Rose Gibb left her job as chief executive of the Maidstone and Tunbridge Wells NHS Trust, in Kent, days before a damning report revealed at least 90 patients in its care had been directly killed by clostridium difficile.

Miss Gibb was allowed to leave her £150,000 post by "mutual agreement" last Friday, meaning she was eligible for £250,000 in severance pay....

It turned out that there were allegations that the chief executive had covered up this and other problems.

It has also emerged that Miss Gibb ... tried to cover up the extent of the C.diff outbreak.

Doctors at the Maidstone and Tunbridge Wells NHS Trust told The Daily Telegraph that Miss Gibb had deliberately withheld information about the extent of the outbreak, even from fellow board members.

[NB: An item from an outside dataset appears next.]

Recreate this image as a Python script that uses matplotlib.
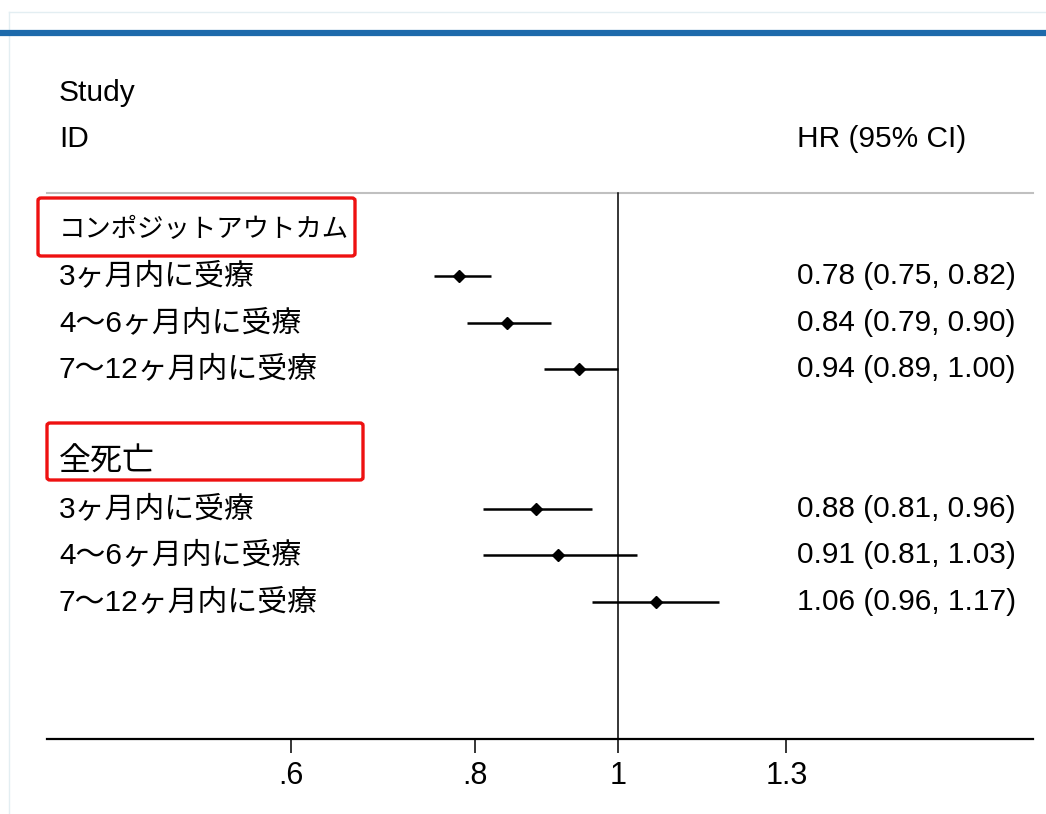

Junior doctors were also allegedly ordered not to put clostridium difficile on death certificates
.

The Telegraph has also learnt that Miss Gibb was blamed for allegedly failing to sort out dirty wards at two other hospitals and was involved in a secret pact to try to ensure her previous hospital was not blamed for failings in the 2000 case of Victoria Climbie, who died after appalling abuse at her home.

Miss Gibb was one of six signatories to a letter from health chiefs to Haringey council in which they allegedly agreed not to criticise each other over failures to spot the signs of abuse before the eight-year-old died, though Miss Gibb was not working at the hospital at the time of Victoria's death.

Several editorialists also suggested deeper systemic problems. Charles Moore wrote in the Telegraph.

We all complain about the "target culture" that made administrators in Maidstone ignore actual human suffering before their eyes. But if you have a top-down system of healthcare, targets are the inevitable response to whatever is the latest disaster.

In this case, one of the targets was to cut waiting times in Accident and Emergency to four hours .... In this world without choice, each claim of need jostles against another: either faster A&E, or cleaner bed-pans, but not both.

This is all, morally, wrong. It turns the patient from being the entity for which the service exists into a nuisance. Each new patient is just an added cost and each dead patient is an administrative convenience.

And Minette Martin wrote in the Times,

Government has almost overwhelmed the NHS with money, protocols, guidelines, employment procedures, information technology – much of it clearly disastrous and with perverse consequences. The whole point of this tyranny of inspection, infection control teams, recording, box-ticking and, above all, the imposition of targets, was to make things better in the health service.

Maidstone and Tunbridge Wells NHS Trust was obsessed with government waiting time targets and financial targets, to the neglect of infection control.
It all sounds too familiar to a US reader.

In the US, the large organizations that now run health care, including in this case, government agencies, managed care organizations and health insurers, and pharma/ biotech/ device manufacturers have also pushed "protocols, guidelines," and "information technology" which risk "perverse consequences." (See this post on the "pay for performance" movement, for example.) And we have worried that focus on a few easily measured targets will distract from the more important parts of medicine and health care.

In the US, it also seems true that there is no pay for performance for health care leaders. When misdeeds are discovered, it is the organization as a whole, rather than the leaders responsible, who pays the penalty (see this recent post). Inept leaders retire with huge golden parachutes.

Finally, it seems that health care leaders in both countries are too quick to hide their problems, and threaten any possible whistle-blowers.

The similarities are striking, even though the UK has a National Health Service, and the US has a mosaic of private and public health care.

So perhaps UK and US doctors ought to get together and discuss how to fix this mess.